Model Selection and Testing
Since this was a supervised multi-classification machine learning analysis, I created four classification models:
Random Forest Classifier (RF)
Linear Support Vector Classification (LSVC)
Gaussian Naive Bayes (GNB)
Linear Discriminant Analysis (LDA)
To evaluate the predictions of the models, I used the Micro F1 Score. Since this was a multi-class problem, I had to average the F1 scores for each class. while also taking into account label imbalances. The micro averaging computes the total number of false positives, false negatives, and true positives over all classes, and then computes precision, recall, and f-score
using these counts.
Using 10-fold cross validation on the data, which trained and tested the models 10 times, here were the results:
The Linear Discriminant Analysis (LDA) model had the highest micro F1 score with 0.66 (higher is better) using 10-fold cross validation. The Random Forest (RF) model came in second with a score of 0.62. The model that (surprisingly) did not perform well was the Gaussian Naive Bayes (GNB), which scored drastically lower than the other models.
Using the random forest model, I ranked the feature importances to see how helpful the top features were in the analysis:
The average test scores of both ELA and Math tests were the most important features. This makes sense because with a higher average test store of a school, the school will most likely have a higher student achievement rating. One take from the feature importance was the high ranking of the two economic based features: economic need index and school income estimate. The race features were important in the analysis but not as important as I thought they would be.

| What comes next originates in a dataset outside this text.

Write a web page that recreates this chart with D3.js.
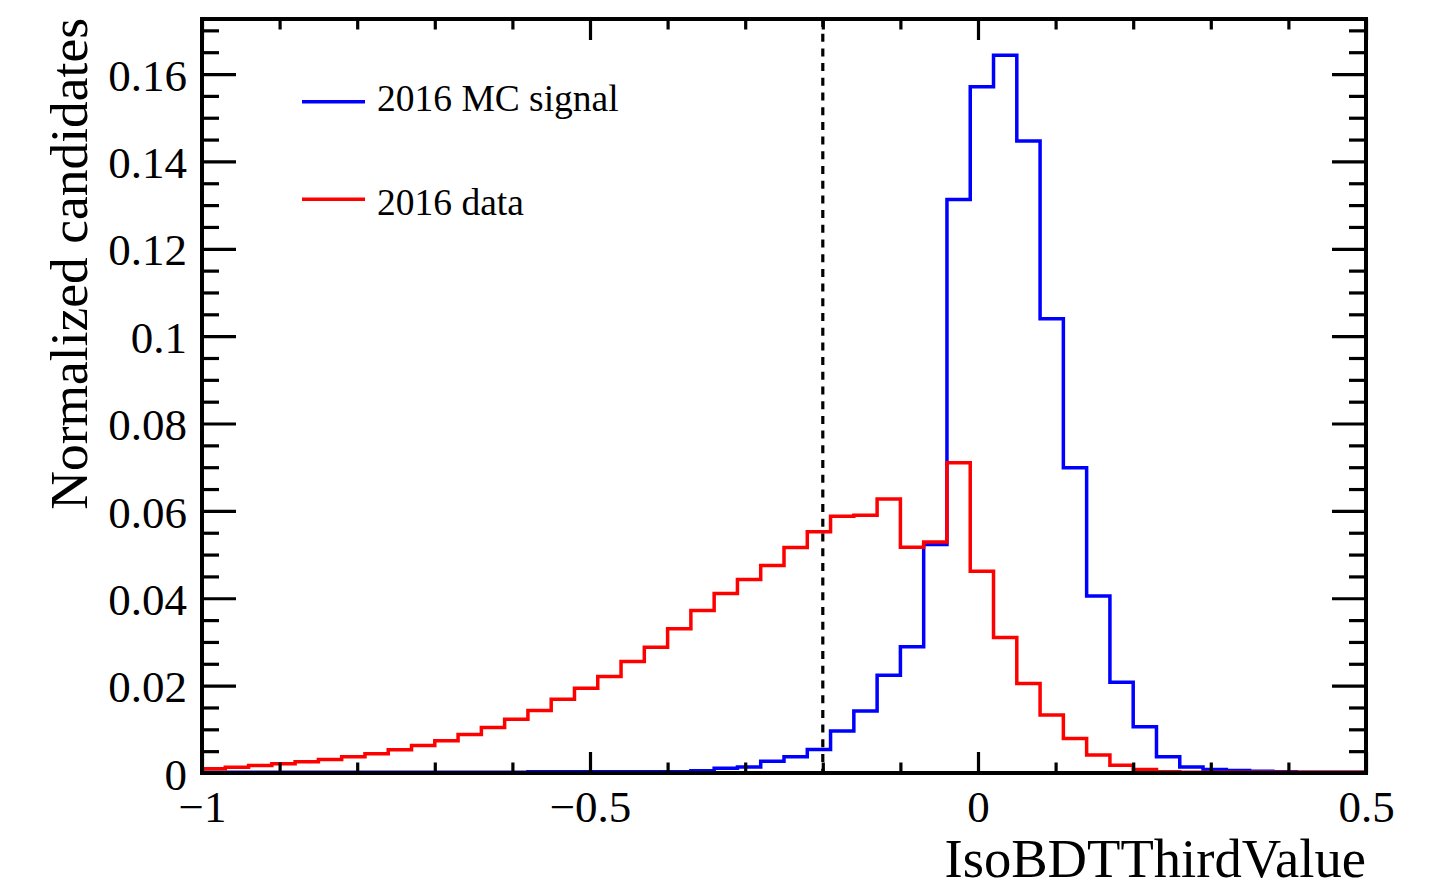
<!DOCTYPE html>
<html>
<head>
<meta charset="utf-8">
<script src="https://cdn.jsdelivr.net/npm/d3@7"></script>
<style>
  body { margin: 0; background: #fff; }
  text { font-family: "Liberation Serif", "Times New Roman", serif; fill: #000; }
</style>
</head>
<body>
<script>
// Histogram binning: 50 bins of IsoBDTThirdValue between -1 and 0.5
let xMin = -1, xMax = 0.5, nBins = 50

// Normalized bin contents
let mcSignal2016 = [
  0.0002, 0.0002, 0.0002, 0.0002, 0.0002, 0.0002, 0.0002, 0.0002, 0.0002, 0.0002,
  0.0002, 0.0002, 0.0002, 0.0002, 0.0003, 0.0003, 0.0003, 0.0003, 0.0003, 0.0003,
  0.0003, 0.0005, 0.0011, 0.0014, 0.0027, 0.0037, 0.0054, 0.0096, 0.0142, 0.0224,
  0.0289, 0.0523, 0.1313, 0.1571, 0.1643, 0.1447, 0.1040, 0.0699, 0.0405, 0.0208,
  0.0106, 0.0037, 0.0014, 0.0008, 0.0006, 0.0004, 0.0003, 0.0002, 0.0002, 0.0002
]
let data2016 = [
  0.0010, 0.0013, 0.0017, 0.0021, 0.0026, 0.0031, 0.0037, 0.0044, 0.0053, 0.0063,
  0.0074, 0.0088, 0.0104, 0.0123, 0.0143, 0.0169, 0.0194, 0.0221, 0.0255, 0.0288,
  0.0330, 0.0372, 0.0411, 0.0443, 0.0475, 0.0516, 0.0552, 0.0588, 0.0590, 0.0627,
  0.0517, 0.0529, 0.0710, 0.0462, 0.0310, 0.0205, 0.0133, 0.0079, 0.0041, 0.0018,
  0.0008, 0.0003, 0.0002, 0.0002, 0.0002, 0.0002, 0.0002, 0.0002, 0.0002, 0.0002
]

let seriesNames = ["2016 MC signal", "2016 data"]
let seriesColors = ["#0000ff", "#ff0000"]

let cutValue = -0.2

let xTicks = [-1, -0.5, 0, 0.5]
let xTickLabels = ["\u22121", "\u22120.5", "0", "0.5"]
let yTicks = [0, 0.02, 0.04, 0.06, 0.08, 0.1, 0.12, 0.14, 0.16]
let yTickLabels = ["0", "0.02", "0.04", "0.06", "0.08", "0.1", "0.12", "0.14", "0.16"]
let yMax = 0.1726

let width = 1450, height = 888
let padL = 202, padR = 1366, padT = 19, padB = 773

let svg = d3.select("body").append("svg")
    .attr("width", width)
    .attr("height", height)

let x = d3.scaleLinear().domain([xMin, xMax]).range([padL, padR])
let y = d3.scaleLinear().domain([0, yMax]).range([padB, padT])

let binWidth = (xMax - xMin) / nBins
let edges = d3.range(nBins + 1).map(i => xMin + i * binWidth)

// minor ticks: every 0.1 on x, every 0.005 on y
let xMinor = d3.range(-10, 6).map(i => i / 10).filter(v => xTicks.indexOf(v) < 0)
let yMinor = d3.range(0, 35).map(i => i * 0.005).filter(v => v <= yMax && !yTicks.some(t => Math.abs(t - v) < 1e-9))

// histogram outlines, ROOT style step contour
let histLine = d3.line()
  .x(d => x(d[0]))
  .y(d => y(d[1]))
  .curve(d3.curveStepAfter)

function outline(values) {
  let pts = [[edges[0], 0]]
  values.forEach((v, i) => pts.push([edges[i], v]))
  pts.push([edges[nBins], values[nBins - 1]])
  pts.push([edges[nBins], 0])
  return pts
}

;[mcSignal2016, data2016].forEach((vals, i) => {
  svg.append("path")
    .attr("d", histLine(outline(vals)))
    .attr("fill", "none")
    .attr("stroke", seriesColors[i])
    .attr("stroke-width", 3.5)
})

// dashed cut line
svg.append("line")
  .attr("x1", x(cutValue)).attr("x2", x(cutValue))
  .attr("y1", padT).attr("y2", padB)
  .attr("stroke", "#000")
  .attr("stroke-width", 3.2)
  .attr("stroke-dasharray", "8,6.7")

// axes: ticks pointing inwards on all four sides
function styleAxis(g) {
  g.select(".domain").remove()
  g.selectAll(".tick line").attr("stroke", "#000").attr("stroke-width", 3.2)
  g.selectAll(".tick text").style("font-size", "45px")
}

svg.append("g").attr("transform", `translate(0,${padB})`)
  .call(d3.axisBottom(x).tickValues(xTicks).tickFormat((d, i) => xTickLabels[i])
    .tickSizeInner(-21).tickSizeOuter(0).tickPadding(17))
  .call(styleAxis)
svg.append("g").attr("transform", `translate(0,${padB})`)
  .call(d3.axisBottom(x).tickValues(xMinor).tickFormat("").tickSizeInner(-10.5).tickSizeOuter(0))
  .call(styleAxis)
svg.append("g").attr("transform", `translate(0,${padT})`)
  .call(d3.axisTop(x).tickValues(xTicks).tickFormat("").tickSizeInner(-21).tickSizeOuter(0))
  .call(styleAxis)
svg.append("g").attr("transform", `translate(0,${padT})`)
  .call(d3.axisTop(x).tickValues(xMinor).tickFormat("").tickSizeInner(-10.5).tickSizeOuter(0))
  .call(styleAxis)

svg.append("g").attr("transform", `translate(${padL},0)`)
  .call(d3.axisLeft(y).tickValues(yTicks).tickFormat((d, i) => yTickLabels[i])
    .tickSizeInner(-34).tickSizeOuter(0).tickPadding(15))
  .call(styleAxis)
  .call(g => g.selectAll(".tick text").attr("dy", "0.36em"))
svg.append("g").attr("transform", `translate(${padL},0)`)
  .call(d3.axisLeft(y).tickValues(yMinor).tickFormat("").tickSizeInner(-17).tickSizeOuter(0))
  .call(styleAxis)
svg.append("g").attr("transform", `translate(${padR},0)`)
  .call(d3.axisRight(y).tickValues(yTicks).tickFormat("").tickSizeInner(-34).tickSizeOuter(0))
  .call(styleAxis)
svg.append("g").attr("transform", `translate(${padR},0)`)
  .call(d3.axisRight(y).tickValues(yMinor).tickFormat("").tickSizeInner(-17).tickSizeOuter(0))
  .call(styleAxis)

// frame
svg.append("rect")
  .attr("x", padL).attr("y", padT)
  .attr("width", padR - padL).attr("height", padB - padT)
  .attr("fill", "none")
  .attr("stroke", "#000")
  .attr("stroke-width", 4)

// axis titles
svg.append("text")
  .attr("x", padR).attr("y", 877)
  .attr("text-anchor", "end")
  .style("font-size", "54.6px")
  .text("IsoBDTThirdValue")

svg.append("text")
  .attr("transform", `translate(87,18) rotate(-90)`)
  .attr("text-anchor", "end")
  .style("font-size", "53.5px")
  .text("Normalized candidates")

// legend
let legendRows = [101.7, 199.3]
let legendBaselines = [111, 215]
let legend = svg.append("g")
seriesNames.forEach((name, i) => {
  legend.append("line")
    .attr("x1", 302).attr("x2", 365)
    .attr("y1", legendRows[i]).attr("y2", legendRows[i])
    .attr("stroke", seriesColors[i])
    .attr("stroke-width", 3.5)
  legend.append("text")
    .attr("x", 377).attr("y", legendBaselines[i])
    .style("font-size", "37.5px")
    .text(name)
})
</script>
</body>
</html>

Here are some of the things I learned from the analysis:
Schools that have lower income levels seem to be in need of improvement. If PASSNYC wants to provide funds/aid to schools, they should look at schools in economic need and schools with a higher percentage of minorities (Black / Hispanic)
The economic status of a school plays an important part on the achievement of its students: the more economic need a school needs, the lower achievement rate the school has
Economic status of the school varies by the dominated race of the schools: The more minority (Black / Hispanic) students a school has, the more economic need it has
The Linear Discriminant Analysis (LDA) scored well in this multi-class machine learning analysis compared to the other models.
Although the best model did a great job at predicting the student achievement rating of NYC public schools, there were some issues that I learned along the way that could help me out in future projects:
It's always great to go update the model selection / engineering! Although this advice is recommended in almost every data science related material, I fully understood its value. The data provided by Kaggle had over 100 features that I used on my first couple of models, but then after going back to the selection / engineering process, I eliminated most of them. Just because the features are available does not mean they will be useful.
More (non-redundant) features. The data that was provided could have had more useful features like size of school or student-to-teacher ratio. This type of data could have potentially increased the accuracy of our models.